- Do this:
Look at the data below and print exactly the lines from its first line through the line with "yscale = alt.Scale(domain=[2.6, 53.2], nice=False, zero=False)"; the pictures stay out of the copy.

- Data shown:

···

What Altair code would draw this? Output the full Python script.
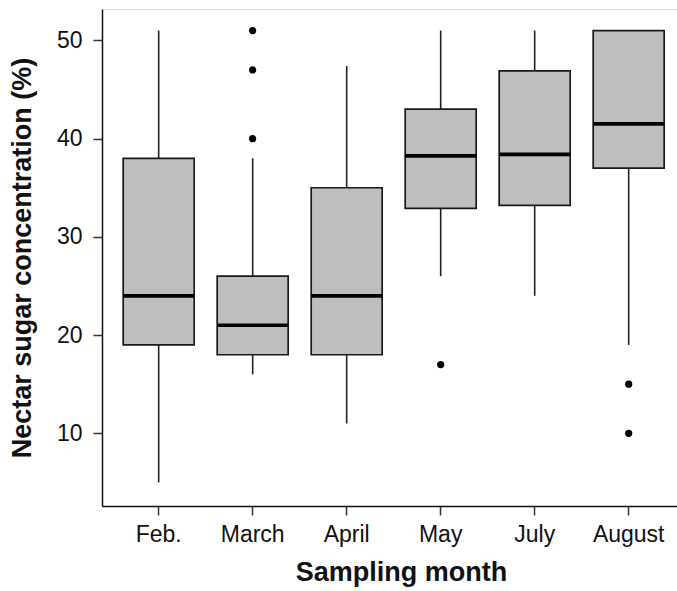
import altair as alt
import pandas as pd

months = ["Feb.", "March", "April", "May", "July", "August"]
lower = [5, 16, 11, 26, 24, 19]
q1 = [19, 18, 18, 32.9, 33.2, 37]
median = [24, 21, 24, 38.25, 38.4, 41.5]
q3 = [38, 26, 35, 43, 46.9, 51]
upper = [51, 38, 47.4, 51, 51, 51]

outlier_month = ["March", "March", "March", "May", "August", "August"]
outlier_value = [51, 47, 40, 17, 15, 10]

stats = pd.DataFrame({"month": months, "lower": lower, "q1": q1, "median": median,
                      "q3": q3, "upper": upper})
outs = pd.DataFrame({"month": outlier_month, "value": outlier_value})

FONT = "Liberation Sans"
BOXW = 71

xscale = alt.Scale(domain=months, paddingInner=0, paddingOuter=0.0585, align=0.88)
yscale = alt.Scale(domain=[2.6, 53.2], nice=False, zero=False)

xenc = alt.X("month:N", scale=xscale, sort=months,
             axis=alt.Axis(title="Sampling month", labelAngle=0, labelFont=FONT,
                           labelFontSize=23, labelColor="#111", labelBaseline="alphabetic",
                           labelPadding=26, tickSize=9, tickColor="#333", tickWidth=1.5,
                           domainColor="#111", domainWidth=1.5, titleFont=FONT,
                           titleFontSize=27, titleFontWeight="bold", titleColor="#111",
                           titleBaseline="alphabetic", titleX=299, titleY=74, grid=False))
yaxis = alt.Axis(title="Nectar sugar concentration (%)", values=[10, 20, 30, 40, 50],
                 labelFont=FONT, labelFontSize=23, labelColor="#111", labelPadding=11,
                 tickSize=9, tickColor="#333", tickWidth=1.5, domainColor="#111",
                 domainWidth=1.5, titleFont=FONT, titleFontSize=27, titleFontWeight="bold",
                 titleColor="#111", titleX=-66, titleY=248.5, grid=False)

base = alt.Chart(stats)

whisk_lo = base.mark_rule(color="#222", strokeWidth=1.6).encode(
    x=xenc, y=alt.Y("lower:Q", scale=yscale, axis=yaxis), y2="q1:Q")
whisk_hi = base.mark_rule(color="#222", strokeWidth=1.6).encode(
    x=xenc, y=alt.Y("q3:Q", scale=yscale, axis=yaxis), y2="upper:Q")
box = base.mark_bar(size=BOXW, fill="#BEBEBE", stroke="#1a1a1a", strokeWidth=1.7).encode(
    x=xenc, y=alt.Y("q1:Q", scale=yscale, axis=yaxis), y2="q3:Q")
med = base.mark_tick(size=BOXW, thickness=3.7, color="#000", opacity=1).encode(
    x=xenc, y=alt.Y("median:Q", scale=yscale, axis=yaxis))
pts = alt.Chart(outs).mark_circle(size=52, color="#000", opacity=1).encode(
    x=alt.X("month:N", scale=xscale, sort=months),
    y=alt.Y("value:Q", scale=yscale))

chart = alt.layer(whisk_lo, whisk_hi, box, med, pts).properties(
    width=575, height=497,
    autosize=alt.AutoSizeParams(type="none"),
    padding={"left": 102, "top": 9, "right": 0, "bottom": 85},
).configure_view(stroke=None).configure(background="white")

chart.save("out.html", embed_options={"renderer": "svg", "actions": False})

···

- Answer to the exercise:
What Altair code would draw this? Output the full Python script.
import altair as alt
import pandas as pd

months = ["Feb.", "March", "April", "May", "July", "August"]
lower = [5, 16, 11, 26, 24, 19]
q1 = [19, 18, 18, 32.9, 33.2, 37]
median = [24, 21, 24, 38.25, 38.4, 41.5]
q3 = [38, 26, 35, 43, 46.9, 51]
upper = [51, 38, 47.4, 51, 51, 51]

outlier_month = ["March", "March", "March", "May", "August", "August"]
outlier_value = [51, 47, 40, 17, 15, 10]

stats = pd.DataFrame({"month": months, "lower": lower, "q1": q1, "median": median,
                      "q3": q3, "upper": upper})
outs = pd.DataFrame({"month": outlier_month, "value": outlier_value})

FONT = "Liberation Sans"
BOXW = 71

xscale = alt.Scale(domain=months, paddingInner=0, paddingOuter=0.0585, align=0.88)
yscale = alt.Scale(domain=[2.6, 53.2], nice=False, zero=False)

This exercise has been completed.